Carlsberg will probably focus its M&A efforts on Asia

Carlsberg will probably focus its M&A efforts on Asia

Carlsberg's future M&A activity will likely focus on Asia in the coming years, although bolt-on purchases seem to be the best way forward for the brewer, according to an analyst.

In a note to clients late last week, Sanford C Bernstein considered four options for Carlsberg's M&A strategy going forward. Bernstein's predictions followed Carlsberg's AGM last week, when chairman Flemming Besenbacher said he hopes the brewer will make “some real strategic acquisitions and mergers”.

The first, and most probable, opportunity is in bolt-on buys, Bernstein said. 

“There are still plenty of in-fill opportunities,” the analyst said. “Carlsberg could add to its recent deal to acquire a majority stake in Chongqing Brewery (in China). It could buy out minorities in its existing operating companies in China. It could build on its JV with Boon Rawd/Singha (in Thailand) and take a direct shareholding. It could further increase its stake in Habeco in Vietnam.”

Earlier this month, Carlsberg said it would launch a “partial takeover offer” for a further 30% of Chongqing after upping its holding to almost 30%. Back in September, the company set up a Thai distribution JV with Singha Corporation. Finally, in November, Carlsberg secured approval to raise its stake in the government-controlled Hanoi Alcohol Beer and Beverage Corporation (Habeco) to 30%.

Less likely options for Carlsberg in the coming months are either a bigger acquisition in China - “We doubt if the Chinese government would ever permit an outright takeover of, say, Beijing Yanjing; certainly not short-medium term” - or a deal with “either of the two large Japanese brewers”, which would have minimal synergies.

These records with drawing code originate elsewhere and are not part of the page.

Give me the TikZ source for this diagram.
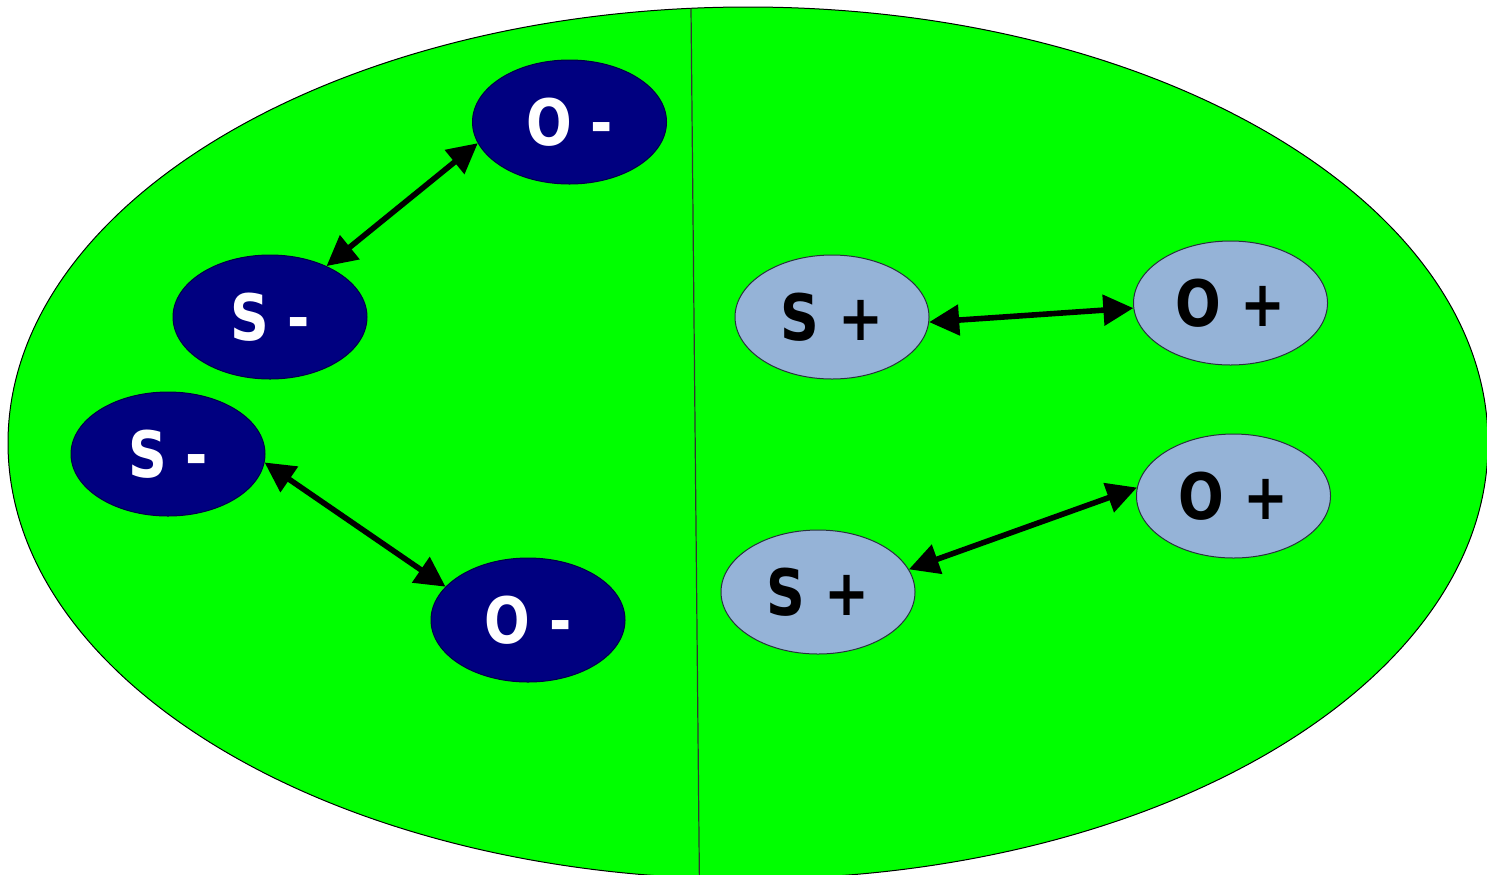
\documentclass[tikz,border=0pt]{standalone}
\usepackage{fontspec}
\usepackage{graphicx}
\usetikzlibrary{arrows.meta,shapes.geometric}
\newfontfamily\lblfont{DejaVu Sans}
\definecolor{field}{RGB}{0,255,0}
\definecolor{navy}{RGB}{0,0,128}
\definecolor{navyedge}{RGB}{0,0,70}
\definecolor{paleblue}{RGB}{149,179,215}
\definecolor{paleedge}{RGB}{40,50,60}
\newcommand{\lbl}[1]{\scalebox{0.84}[1]{\lblfont\bfseries\fontsize{32pt}{32pt}\selectfont #1}}
\tikzset{
  negball/.style={ellipse, minimum width=97pt, minimum height=62pt, inner sep=0pt,
    fill=navy, draw=navyedge, line width=0.5pt, text=white},
  posball/.style={ellipse, minimum width=97pt, minimum height=62pt, inner sep=0pt,
    fill=paleblue, draw=paleedge, line width=0.5pt, text=black},
  link/.style={{Triangle[length=15pt,width=15pt]}-{Triangle[length=15pt,width=15pt]}, line width=2.8pt, black},
}
\begin{document}
\begin{tikzpicture}[x=0.5pt,y=-0.5pt]
\useasboundingbox (0,0) rectangle (1487,874);
\clip (0,0) rectangle (1487,874);
\fill[white] (0,0) rectangle (1487,874);
\draw[fill=field, line width=0.5pt] (748,443) ellipse [x radius=740, y radius=436];
\coordinate (lt) at (691,8.3);
\coordinate (lb) at (699.5,890);
\draw[line width=0.6pt, black!80] (lt) -- (lb);

\node[negball] (o1) at (569.5,122) {\lbl{O -}};
\node[negball] (s1) at (270,317) {\lbl{S -}};
\node[negball] (s2) at (168,454) {\lbl{S -}};
\node[negball] (o2) at (528,620) {\lbl{O -}};
\node[posball] (s3) at (832,317) {\lbl{S +}};
\node[posball] (o3) at (1230.5,303) {\lbl{O +}};
\node[posball] (o4) at (1233.5,496) {\lbl{O +}};
\node[posball] (s4) at (818,592) {\lbl{S +}};

\draw[link] (s1.42) -- (o1.193);
\draw[link] (s2.355) -- (o2.158);
\draw[link] (s3.357) -- (o3.183);
\draw[link] (s4.14.5) -- (o4.175);
\end{tikzpicture}
\end{document}
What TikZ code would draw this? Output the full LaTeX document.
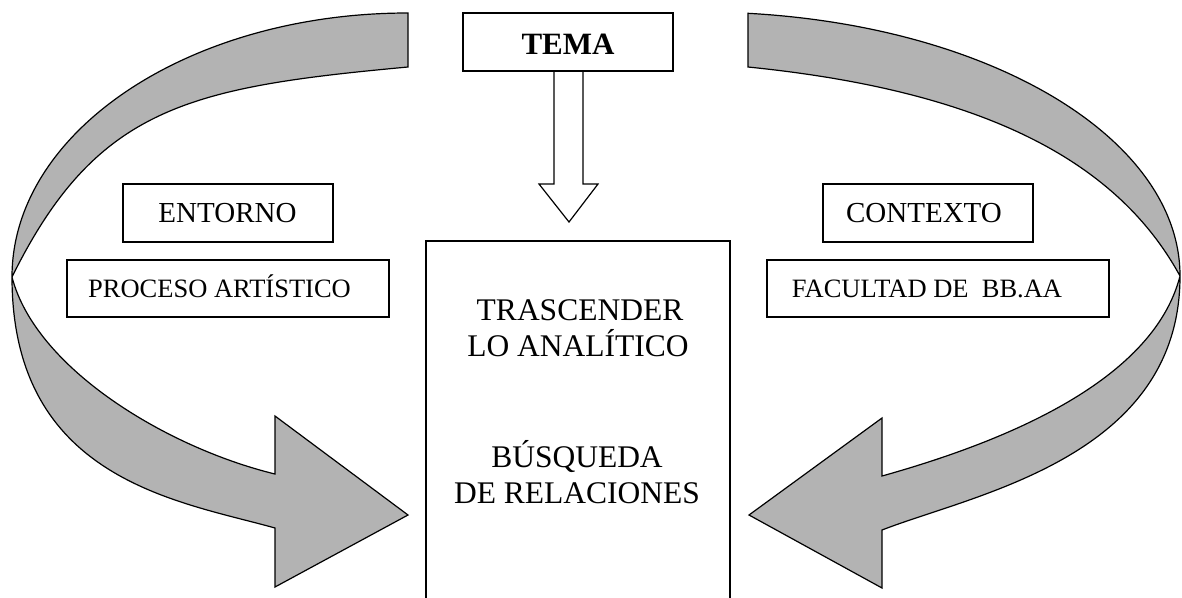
\documentclass[tikz,border=0pt]{standalone}
\usepackage{fontspec}
\setmainfont{Liberation Serif}
\definecolor{arrowgray}{RGB}{179,179,179}
\begin{document}
\begin{tikzpicture}[x=1pt,y=-1pt,
  bandarrow/.style={draw=black, fill=arrowgray, line width=1.2pt, line join=miter},
  blockarrow/.style={draw=black, fill=white, line width=1.2pt, line join=miter},
  frame/.style={draw=black, fill=white, line width=1.6pt, inner sep=0pt, outer sep=0pt},
  lbl/.style={inner sep=0pt, anchor=base, font=\fontsize{29}{34}\selectfont},
  lbls/.style={inner sep=0pt, anchor=base, font=\fontsize{26.5}{32}\selectfont},
  bigl/.style={inner sep=0pt, anchor=base, font=\fontsize{31.5}{36}\selectfont},
  temal/.style={inner sep=0pt, anchor=base, font=\fontsize{31}{36}\selectfont\bfseries}]
\useasboundingbox (0,0) rectangle (1182,597);
\clip (0,0) rectangle (1182,597);

% left curved arrow
\draw[bandarrow] (408,13)
  .. controls (189.3,13) and (12,131.2) .. (12,277)
  .. controls (12,480) and (178.7,501) .. (275,528)
  -- (275,587) -- (408,515) -- (275,416) -- (275,474)
  .. controls (168,448) and (35.75,369) .. (12,277)
  .. controls (96.2,106.6) and (189,87.2) .. (408,67)
  -- cycle;

% right curved arrow
\draw[bandarrow] (748,13.3)
  .. controls (993.3,26.8) and (1180,139.4) .. (1180,276)
  .. controls (1180,457) and (975.2,493.8) .. (882,530)
  -- (882,588) -- (749,515) -- (882,418) -- (882,476)
  .. controls (997.6,443.6) and (1152.5,383.7) .. (1180,276)
  .. controls (1115.2,157.2) and (976.9,90.1) .. (748,67)
  -- cycle;

% TEMA box and down arrow
\draw[blockarrow] (554,68) -- (554,184) -- (539,184) -- (569,222) -- (598,184) -- (583,184) -- (583,68) -- cycle;
\node[frame, minimum width=210pt, minimum height=58pt] (tema) at (568,42) {};
\node[temal] (tematxt) at (568,54) {TEMA};

% side boxes
\node[frame, minimum width=210pt, minimum height=58pt] (entorno) at (228,213) {};
\node[lbl] (entornotxt) at (227.5,222.7) {ENTORNO};
\node[frame, minimum width=322pt, minimum height=57pt] (proceso) at (228,288.5) {};
\node[lbls] (procesotxt) at (219.5,297.5) {PROCESO ARTÍSTICO};

\node[frame, minimum width=210pt, minimum height=58pt] (contexto) at (928,213) {};
\node[lbl] (contextotxt) at (924,222.7) {CONTEXTO};
\node[frame, minimum width=342pt, minimum height=57pt] (facultad) at (938,288.5) {};
\node[lbls] (facultadtxt) at (927,297.5) {FACULTAD DE\ \ BB.AA};

% central box
\node[frame, minimum width=304pt, minimum height=400pt] (centro) at (578,441) {};
\node[bigl] (t1) at (580,320) {TRASCENDER};
\node[bigl] (t2) at (578,356) {LO ANALÍTICO};
\node[bigl] (t3) at (577,467) {BÚSQUEDA};
\node[bigl] (t4) at (577,503) {DE RELACIONES};
\end{tikzpicture}
\end{document}
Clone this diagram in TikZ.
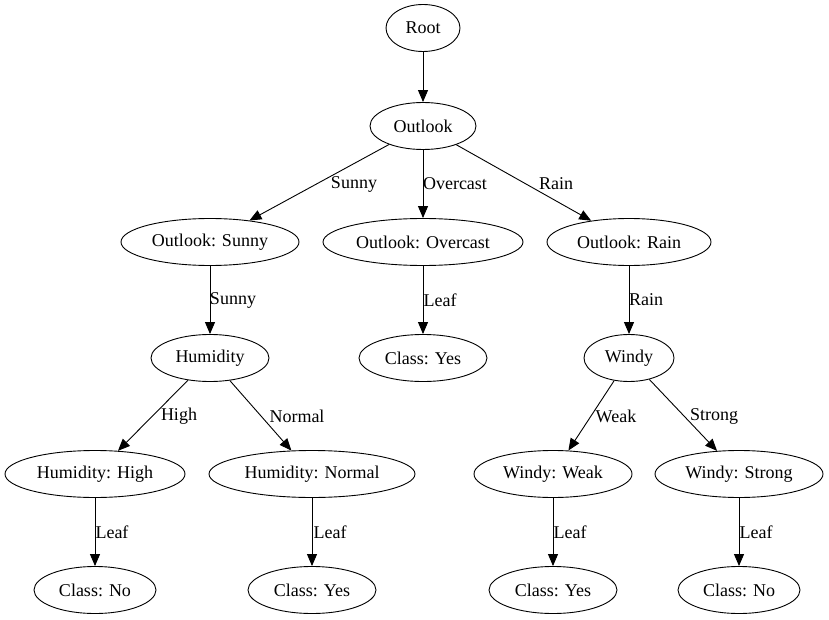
\documentclass[tikz,border=0pt]{standalone}
\usepackage{fontspec}
\setmainfont{Liberation Serif}
\usetikzlibrary{shapes.geometric,arrows.meta}
\begin{document}
\begin{tikzpicture}[x=1pt,y=-1pt,
  nd/.style={draw,ellipse,inner sep=0pt,minimum height=47,line width=0.9pt,font=\fontsize{18}{22}\selectfont},
  ed/.style={draw,line width=0.9pt,-{Triangle[length=12pt,width=10pt]}},
  lb/.style={font=\fontsize{18}{22}\selectfont,inner sep=0pt}]
\useasboundingbox (0,0) rectangle (829,620);
\node[nd,minimum width=74] (root) at (423,28) {Root};
\node[nd,minimum width=106] (out) at (423,126) {Outlook};
\node[nd,minimum width=178] (os) at (210,242) {Outlook: Sunny};
\node[nd,minimum width=200] (oo) at (423,242) {Outlook: Overcast};
\node[nd,minimum width=164] (or) at (629,242) {Outlook: Rain};
\node[nd,minimum width=118] (hum) at (210,358) {Humidity};
\node[nd,minimum width=128] (cy1) at (423,358) {Class: Yes};
\node[nd,minimum width=90] (win) at (629,358) {Windy};
\node[nd,minimum width=180] (hh) at (95,474) {Humidity: High};
\node[nd,minimum width=206] (hn) at (312,474) {Humidity: Normal};
\node[nd,minimum width=158] (ww) at (553,474) {Windy: Weak};
\node[nd,minimum width=168] (ws) at (739,474) {Windy: Strong};
\node[nd,minimum width=122] (cn1) at (95,590) {Class: No};
\node[nd,minimum width=128] (cy2) at (312,590) {Class: Yes};
\node[nd,minimum width=128] (cy3) at (553,590) {Class: Yes};
\node[nd,minimum width=122] (cn2) at (739,590) {Class: No};
\draw[ed] (root) -- (out);
\draw[ed] (out) -- (os);
\draw[ed] (out) -- (oo);
\draw[ed] (out) -- (or);
\draw[ed] (os) -- (hum);
\draw[ed] (oo) -- (cy1);
\draw[ed] (or) -- (win);
\draw[ed] (hum) -- (hh);
\draw[ed] (hum) -- (hn);
\draw[ed] (win) -- (ww);
\draw[ed] (win) -- (ws);
\draw[ed] (hh) -- (cn1);
\draw[ed] (hn) -- (cy2);
\draw[ed] (ww) -- (cy3);
\draw[ed] (ws) -- (cn2);
\node[lb] (l1) at (354,184) {Sunny};
\node[lb] (l2) at (455,184) {Overcast};
\node[lb] (l3) at (556,184) {Rain};
\node[lb] (l4) at (233,300) {Sunny};
\node[lb] (l5) at (440,300) {Leaf};
\node[lb] (l6) at (646,300) {Rain};
\node[lb] (l7) at (179,416) {High};
\node[lb] (l8) at (297,416) {Normal};
\node[lb] (l9) at (616,416) {Weak};
\node[lb] (l10) at (714,416) {Strong};
\node[lb] (l11) at (112,532) {Leaf};
\node[lb] (l12) at (330,532) {Leaf};
\node[lb] (l13) at (570,532) {Leaf};
\node[lb] (l14) at (756,532) {Leaf};
\end{tikzpicture}
\end{document}
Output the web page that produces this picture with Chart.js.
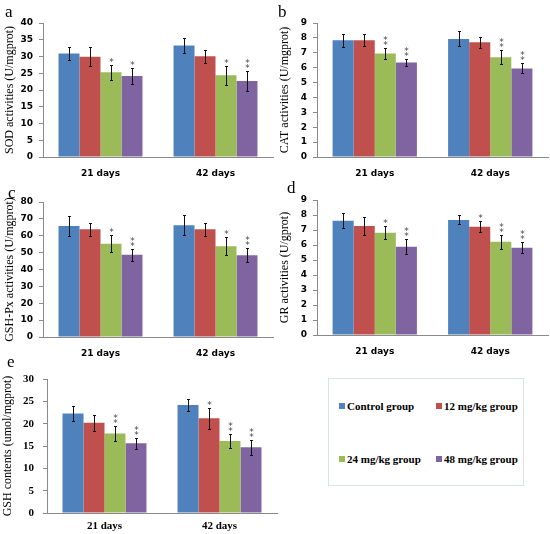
<!DOCTYPE html>
<html>
<head>
<meta charset="utf-8">
<script src="https://cdn.jsdelivr.net/npm/chart.js@4.4.1/dist/chart.umd.min.js"></script>
<style>
  body { margin:0; background:#fff; width:550px; height:534px; position:relative; overflow:hidden; }
  .panel { position:absolute; }
  .tag { position:absolute; font-family:"Liberation Serif", serif; font-size:17px; line-height:1; }
  #legend { position:absolute; left:328px; top:378px; width:194px; height:106px; border:1px solid #d8e2e7; }
  .item { position:absolute; font-family:"Liberation Serif", serif; font-weight:bold; font-size:11px; line-height:1; white-space:nowrap; }
  .item i { display:inline-block; width:6px; height:6px; margin-right:2px; vertical-align:1px; }
</style>
</head>
<body>
<div class="panel" style="left:0;top:0"><canvas id="cA" width="276" height="182"></canvas></div>
<div class="panel" style="left:275px;top:0"><canvas id="cB" width="275" height="182"></canvas></div>
<div class="panel" style="left:0;top:182px"><canvas id="cC" width="276" height="180"></canvas></div>
<div class="panel" style="left:275px;top:182px"><canvas id="cD" width="275" height="180"></canvas></div>
<div class="panel" style="left:0;top:362px"><canvas id="cE" width="282" height="172"></canvas></div>

<span class="tag" style="left:5px;top:3px">a</span>
<span class="tag" style="left:278px;top:3px">b</span>
<span class="tag" style="left:8px;top:184px">c</span>
<span class="tag" style="left:287px;top:179px">d</span>
<span class="tag" style="left:7px;top:353px">e</span>

<div id="legend"></div>

<script>
const days = ['21 days', '42 days'];
const groupNames = ['Control group', '12 mg/kg group', '24 mg/kg group', '48 mg/kg group'];
const groupColors = ['#4F81BD', '#C0504D', '#9BBB59', '#8064A2'];

// one row per group: [21 days, 42 days]
const sodMean = [[30.9, 33.3], [29.9, 30.1], [25.3, 24.4], [24.2, 22.7]];
const sodErr  = [[2.0, 2.2], [2.8, 1.9], [2.2, 2.9], [2.3, 3.0]];
const sodSig  = [['', ''], ['', ''], ['*', '*'], ['*', '**']];

const catMean = [[7.84, 7.93], [7.84, 7.70], [6.95, 6.70], [6.35, 5.95]];
const catErr  = [[0.45, 0.50], [0.40, 0.38], [0.37, 0.47], [0.22, 0.33]];
const catSig  = [['', ''], ['', ''], ['**', '**'], ['**', '**']];

const gpxMean = [[65.8, 66.2], [63.8, 63.8], [55.3, 53.8], [48.8, 48.4]];
const gpxErr  = [[5.9, 5.9], [3.7, 3.7], [5.0, 5.2], [3.5, 4.2]];
const gpxSig  = [['', ''], ['', ''], ['*', '*'], ['**', '**']];

const grMean = [[7.62, 7.67], [7.27, 7.22], [6.82, 6.22], [5.89, 5.82]];
const grErr  = [[0.50, 0.30], [0.60, 0.35], [0.45, 0.47], [0.50, 0.37]];
const grSig  = [['', ''], ['', '*'], ['*', '**'], ['**', '**']];

const gshMean = [[22.3, 24.2], [20.2, 21.2], [17.8, 16.1], [15.6, 14.7]];
const gshErr  = [[1.75, 1.3], [1.75, 2.3], [1.65, 1.5], [1.3, 1.7]];
const gshSig  = [['', ''], ['', '*'], ['**', '**'], ['**', '**']];

// --- error bars + significance stars ---
function errorBars(err, sig) {
  return {
    id: 'errorBars',
    afterDatasetsDraw(chart) {
      const ctx = chart.ctx, y = chart.scales.y;
      chart.data.datasets.forEach((ds, i) => {
        chart.getDatasetMeta(i).data.forEach((bar, j) => {
          const m = ds.data[j], e = err[i][j];
          const top = Math.round(y.getPixelForValue(m + e));
          const bot = Math.round(y.getPixelForValue(m - e));
          const x = Math.round(bar.x) + 0.5;
          ctx.save();
          ctx.strokeStyle = '#111'; ctx.lineWidth = 1;
          ctx.beginPath();
          ctx.moveTo(x, top); ctx.lineTo(x, bot);
          ctx.moveTo(x - 1.5, top + 0.5); ctx.lineTo(x + 1.5, top + 0.5);
          ctx.moveTo(x - 1.5, bot + 0.5); ctx.lineTo(x + 1.5, bot + 0.5);
          ctx.stroke();
          const s = sig[i][j];
          ctx.fillStyle = '#444'; ctx.font = '9px "DejaVu Sans"'; ctx.textAlign = 'center';
          for (let k = 0; k < s.length; k++) {
            ctx.fillText('*', x, top - k * 5);
          }
          ctx.restore();
        });
      });
    }
  };
}

function makePanel(id, box, area, mean, err, sig, yMax, yStep, title, opt) {
  const tickFont = opt.serif
    ? { family: 'Liberation Serif', size: 11, weight: 'bold' }
    : { family: 'DejaVu Sans', size: 9, weight: 'bold' };
  new Chart(document.getElementById(id), {
    type: 'bar',
    data: {
      labels: days,
      datasets: groupNames.map((g, i) => ({
        label: g, data: mean[i], backgroundColor: groupColors[i],
        borderWidth: 0, barPercentage: 1, categoryPercentage: 0.73
      }))
    },
    options: {
      responsive: false, animation: false, devicePixelRatio: 1,
      layout: { padding: { top: area.t - box.top, right: box.left + box.w - area.r, left: 0, bottom: 0 } },
      plugins: { legend: { display: false }, tooltip: { enabled: false } },
      scales: {
        x: {
          grid: { display: false, drawTicks: false },
          border: { color: '#8a8a8a' },
          ticks: { font: tickFont, color: '#000', padding: opt.serif ? 7 : 11 },
          afterFit: s => { s.height = box.top + box.h - area.b; }
        },
        y: {
          min: 0, max: yMax,
          ticks: { stepSize: yStep, font: tickFont, color: '#000', padding: opt.serif ? 9 : 6 },
          grid: { drawOnChartArea: false, tickLength: 4, color: '#8a8a8a' },
          border: { color: '#8a8a8a' },
          title: { display: true, text: title, color: '#000',
                   font: { family: 'Liberation Serif', size: 12 }, padding: { top: opt.tp, bottom: 0 } },
          afterFit: s => { s.width = area.l - box.left; }
        }
      }
    },
    plugins: [errorBars(err, sig)]
  });
}

makePanel('cA', { left: 0, top: 0, w: 276, h: 182 }, { l: 43, t: 23, r: 273, b: 157 },
  sodMean, sodErr, sodSig, 40, 5, 'SOD activities (U/mgprot)', { tp: 3 });
makePanel('cB', { left: 275, top: 0, w: 275, h: 182 }, { l: 317, t: 23, r: 548, b: 157 },
  catMean, catErr, catSig, 9, 1, 'CAT activities (U/mgprot)', { tp: 3 });
makePanel('cC', { left: 0, top: 182, w: 276, h: 180 }, { l: 43, t: 202, r: 273, b: 337 },
  gpxMean, gpxErr, gpxSig, 80, 10, 'GSH-Px activities (U/mgprot)', { tp: 3 });
makePanel('cD', { left: 275, top: 182, w: 275, h: 180 }, { l: 317, t: 200, r: 548, b: 335 },
  grMean, grErr, grSig, 9, 1, 'GR activities (U/gprot)', { tp: 3 });
makePanel('cE', { left: 0, top: 362, w: 282, h: 172 }, { l: 47, t: 379, r: 277, b: 513 },
  gshMean, gshErr, gshSig, 30, 5, 'GSH contents (umol/mgprot)', { tp: 1, serif: true });

// legend box
const legend = document.getElementById('legend');
const legendPos = [[10, 22], [107, 22], [10, 75], [107, 75]];
groupNames.forEach((g, i) => {
  const el = document.createElement('div');
  el.className = 'item';
  el.style.left = legendPos[i][0] + 'px';
  el.style.top = legendPos[i][1] + 'px';
  el.innerHTML = `<i style="background:${groupColors[i]}"></i>${g}`;
  legend.appendChild(el);
});
</script>
</body>
</html>
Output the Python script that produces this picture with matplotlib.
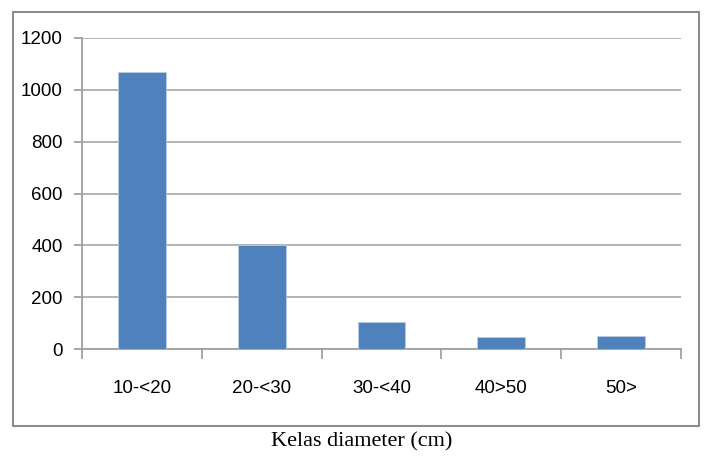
import matplotlib
matplotlib.use("Agg")
import matplotlib.pyplot as plt
from matplotlib.patches import Rectangle
import numpy as np

# data
kelas = ['10-<20', '20-<30', '30-<40', '40>50', '50>']
jumlah = [1068, 400, 103, 46, 51]
yticks = [0, 200, 400, 600, 800, 1000, 1200]

plt.rcParams['font.family'] = ['Liberation Sans', 'DejaVu Sans']

fig = plt.figure(figsize=(7.05, 4.57), dpi=100)
ax = fig.add_axes([82 / 705, 1 - 349 / 457, (681 - 82) / 705, (349 - 38) / 457])

x = np.arange(len(kelas))
ax.bar(x, jumlah, width=0.4, color='#4F81BD', edgecolor='#b9cde5', linewidth=0.6, zorder=3)

ax.set_xlim(-0.5, len(kelas) - 0.5)
ax.set_ylim(0, 1200)
ax.set_yticks(yticks)
ax.set_yticklabels([str(v) for v in yticks], fontsize=13.5)
ax.yaxis.grid(True, color='#adadad', linewidth=1.3, zorder=0)

ax.set_xticks(x)
ax.set_xticklabels(kelas, fontsize=13.5)
ax.tick_params(axis='x', length=0, pad=22)
ax.set_xticks(np.arange(len(kelas) + 1) - 0.5, minor=True)
ax.tick_params(axis='x', which='minor', length=7, color='#a0a0a0', width=1.3)
ax.tick_params(axis='y', length=6, color='#a0a0a0', width=1.3, pad=8)

for side in ['top', 'right']:
    ax.spines[side].set_visible(False)
for side in ['left', 'bottom']:
    ax.spines[side].set_color('#a0a0a0')
    ax.spines[side].set_linewidth(1.3)

# outer chart border
fig.patches.append(Rectangle((13 / 705, 1 - 426 / 457), (699 - 13) / 705, (426 - 12) / 457,
                             transform=fig.transFigure, fill=False, edgecolor='#8c8c8c', linewidth=1.5))

fig.text(362 / 705, 1 - 442 / 457, 'Kelas diameter (cm)', ha='center', va='center',
         fontsize=16, family=['Liberation Serif', 'DejaVu Serif'])

fig.savefig('out.png', dpi=100)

The final – and least likely – M&A route for Carlsberg, according to Bernstein, is a tie-up with one of the other three “Big Four” global brewers.

“This would almost certainly entail Carlsberg becoming a minority partner, which in our view would be very difficult to sell in Denmark, even if management agreed,” the analyst said. “Furthermore, a combination with Heineken would throw up way too many competitive conflicts in Europe.

“Anheuser-Busch InBev is a theoretical possibility, but we doubt that A-B InBev wants increased exposure to Western Europe.”

Last year, Carlsberg's CEO, Joergen Buhl Rasmussen, told just-drinks that the company would not look to secure a footprint in the markets of Africa or Latin America. “I don't think we need to go into Africa or Latin America to create the ideal profile for Carlsberg,” he said.